Hello Stephen, 

sorry for the very late reply. 

On 28 Jun 2012, at 02:50, Fleischman, Stephen (ISS SCI - Plano TX) wrote:

> Hello Avery and all:
> I have a cluster of 10  two-processor/48 GB RAM servers, upon which we are 
> conducting Hadoop performance characterization tests.  I plan to use the 
> Giraph pagerank and simple shortest path example tests as part of this 
> exercise and would appreciate guidance on problem sizes for both tests.  I’m 
> looking at paring down an obfuscated Twitter dataset and it would save a lot 
> of time if someone has some knowledge on roughly how the time and memory 
> scales with number of nodes in a graph.
> 


I can provide some suggestions for the kind of algorithm and data which does 
currently surpass the scalability of giraph. 

While the limits to my knowledge of Giraph and Hadoop are probably also to 
blame for this, please see the recent discussions on this list, 
and on JIRA for other indications that the scalability of Giraph needs 
improvement: 
* post  by Yuanyuan Tian in the thread "wierd communication errors" on 
user@giraph.apache.org
* GIRAPH-234 about GC overhead 
https://issues.apache.org/jira/browse/GIRAPH-234?page=com.atlassian.jira.plugin.system.issuetabpanels:all-tabpanel

If you want to stretch the limits of Giraph, then you need to try an algorithm 
which is conceptually different from PageRank, and you need a big data set. 
If you use an algorithm which has complex application logic (maybe even domain 
specific logic), which needs to be embedded in the algorithm, 
then the nodes need to have a lot of state. In addition, such algorithms 
probably send around a lot of messages, and each of the messages might have a 
payload
which is more complex then one floating point number. In addition, it helps to 
have a graph format, which requires strings on the edges and vertices. 
The strings are required for the domain specific business logic which the graph 
algorithm needs to follow. 

Finally, imagine a data set which has a big loading time, and where one run of 
the algorithm only provides results for one user.
The standard Hadoop paradigm is to throw away the graph after loading it. 
So if you have 100s or 1000s of users, then you need a way to execute the 
algorithm multiple times in parallel. 
Again this will add a lot of state, as each of the vertices will need to hold 
one state object for each user who has visited the vertex.

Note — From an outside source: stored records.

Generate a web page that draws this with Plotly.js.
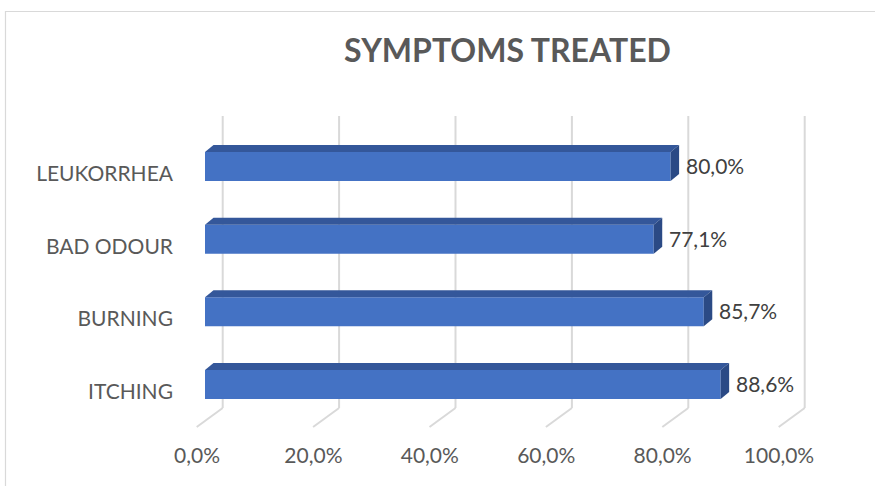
<!DOCTYPE html>
<html>
<head>
<meta charset="utf-8">
<script src="https://cdn.plot.ly/plotly-3.0.1.min.js"></script>
<style>html,body{margin:0;padding:0;background:#fff;}#chart{width:875px;height:486px;}</style>
</head>
<body>
<div id="chart"></div>
<script>
// ---- data ----
const categories = ['ITCHING', 'BURNING', 'BAD ODOUR', 'LEUKORRHEA'];
const values = [88.6, 85.7, 77.1, 80.0];
const tickValues = [0, 20, 40, 60, 80, 100];
const tickLabels = ['0,0%', '20,0%', '40,0%', '60,0%', '80,0%', '100,0%'];
const chartTitle = 'SYMPTOMS TREATED';

// ---- layout calibration (pixels) ----
const W = 875, H = 486;
const PX0 = 205, PXU = 5.82;    // x pixel of 0 %, pixels per 1 %
const PY0 = 384.5, PYU = 72.67; // y pixel of first category, pixels per category
const dx = p => p / PXU;
const dy = p => p / PYU;
const idx = categories.map((c, i) => i);
const barW = 0.4;
const depthX = 8.5, depthY = 7;       // bar depth
const backX = 17.7;                   // back wall offset
const gridTop = dy(PY0 - 116), gridBot = dy(PY0 - 408);
const floorDX = -26, floorDY = -19;

const shapes = [];
// chart border
shapes.push({type:'rect', xref:'paper', yref:'paper', x0:5.5/W, x1:1.05, y0:-0.05, y1:1-11.5/H,
  line:{color:'#d9d9d9', width:1.2}, fillcolor:'rgba(0,0,0,0)', layer:'below'});
// back wall gridlines + floor lines
tickValues.forEach(v => {
  const bx = v + dx(backX);
  shapes.push({type:'line', xref:'x', yref:'y', x0:bx, x1:bx, y0:gridBot, y1:gridTop,
    line:{color:'#d9d9d9', width:2}, layer:'below'});
  shapes.push({type:'line', xref:'x', yref:'y', x0:bx, x1:bx + dx(floorDX), y0:gridBot, y1:gridBot + dy(floorDY),
    line:{color:'#d9d9d9', width:2}, layer:'below'});
});
// 3D faces of bars
values.forEach((v, i) => {
  const top = i + barW / 2, bot = i - barW / 2;
  const ox = dx(depthX), oy = dy(depthY);
  shapes.push({type:'path', xref:'x', yref:'y', layer:'above',
    path:`M 0,${top} L ${v},${top} L ${v+ox},${top+oy} L ${ox},${top+oy} Z`,
    fillcolor:'#34579a', line:{width:0}});
  shapes.push({type:'path', xref:'x', yref:'y', layer:'above',
    path:`M ${v},${bot} L ${v},${top} L ${v+ox},${top+oy} L ${v+ox},${bot+oy} Z`,
    fillcolor:'#2b4a85', line:{width:0}});
});

const annotations = values.map((v, i) => ({
  x: v, y: i, xref:'x', yref:'y', xanchor:'left', yanchor:'middle', xshift: 14, yshift: 1,
  text: v.toFixed(1).replace('.', ',') + '%', showarrow:false, borderpad:0,
  font:{family:'Lato, Carlito, sans-serif', size:21, color:'#404040'}
}));

const data = [{
  type:'bar', orientation:'h', x: values, y: idx, width: barW,
  marker:{color:'#4472c4', line:{width:0}}, hoverinfo:'skip', showlegend:false
}];

const layout = {
  width: W, height: H, autosize:false,
  margin:{l:0, r:0, t:0, b:0},
  paper_bgcolor:'#ffffff', plot_bgcolor:'rgba(0,0,0,0)',
  font:{family:'Lato, Carlito, sans-serif', color:'#595959'},
  title:{text:chartTitle, x:507.5/W, xanchor:'center', xref:'paper', yref:'container', y:1-51/H, yanchor:'middle',
    font:{family:'Lato, Carlito, sans-serif', size:32, color:'#595959', weight:'bold'}},
  xaxis:{domain:[0,1], range:[-PX0/PXU, (W-PX0)/PXU], showgrid:false, zeroline:false, showline:false,
    tickmode:'array', tickvals:tickValues, ticktext:tickLabels, ticks:'', anchor:'free', position:1-441/H,
    ticklabelshift:-8, tickfont:{size:21, color:'#595959'}, fixedrange:true},
  yaxis:{domain:[0,1], range:[(PY0-H)/PYU, PY0/PYU], showgrid:false, zeroline:false, showline:false,
    tickmode:'array', tickvals:idx, ticktext:categories, ticks:'', anchor:'free', position:173/W,
    ticklabelshift:7, tickfont:{size:21, color:'#595959'}, fixedrange:true},
  shapes: shapes,
  annotations: annotations
};

Plotly.newPlot('chart', data, layout, {displayModeBar:false, staticPlot:true});
</script>
</body>
</html>
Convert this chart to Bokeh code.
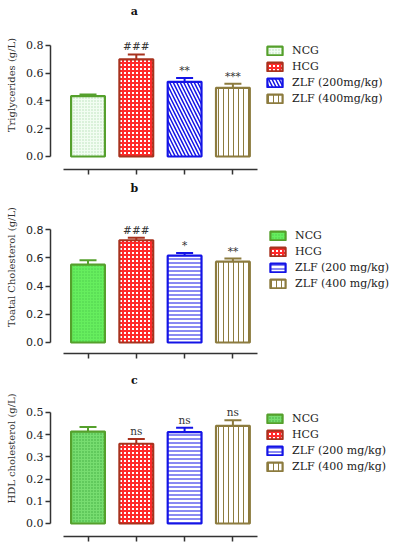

In my specific case, I had the following data and algorithm:
Data:  
* an RDF graph with 10 million vertices and 40 million edges 
I used my own import code to map the RDF graph to a undirected graph with a 
limit of one edge between any two nodes (so it was not a multi-graph)
* each vertex and each edge uses a string as an identity to represent a URI in 
the RDF graph (required for the business logic in the algorithm)

Algorithm: 
* spreading activation. 
You can think of it as depth first search guided by domain specific logic. 
A short introduction here: https://en.wikipedia.org/wiki/Spreading_activation
The wikipedia article only mentions using spreading activation on weighted 
graphs, however I used it on graphs which have additional types on the edges. 
The whole area of using the semantics of the edges to guide the algorithm is an 
active research topic, so thats why I can't point you to a good article on 
that. 
* parallel execution: 
I need to run the algorithm once for every user in the system, however loading 
the data set takes around 15 minutes alone. 
So each node has an array of states, one for each user for which the algorithm 
has visited a node. 
I experimented with user numbers between 30 and 1000, anything more did not 
work for concurrent execution of the algorithm. 

Infrastructure: 
* a single server with 24 Intel Xeon 2.4 GHz cpus and 96 GB of RAM
* Hadoop 1.0, pseudo-distributed setup
* between 10 and 20 Giraph workers


A few weeks ago I stopped work on my Giraph based implementation, as Giraph ran 
out of memory almost immediately after loading and initialising the data. 
I made sure that the Giraph workers do not run out of memory, so it was 
probably due to IPC and messaging. 
The general discussion on the Giraph mailing list strongly indicates that I did 
hit the current IPC scalability limits.

Currently I am working on a non-Hadoop version of the algorithm which is not as 
scalable but which is fast for *one* user. ( less then a second per user, but 
single threaded). 
In addition, this new version allows me to better integrate with an existing 
ecosystem of technologies (Semantic Web technologies) to which Hadoop and 
Giraph is currently completely disconnected. 
However, I will probably revisit Giraph at some time on the future. 


If you want to look at the code or the data or any other asset which I have, 
then I will gladly share that with you. 
I would really like Giraph to reach the maturity required for this kind of 
algorithm. 
However, I have the feeling that the current development focus is on clear-cut 
numerical algorithms such as pagerank.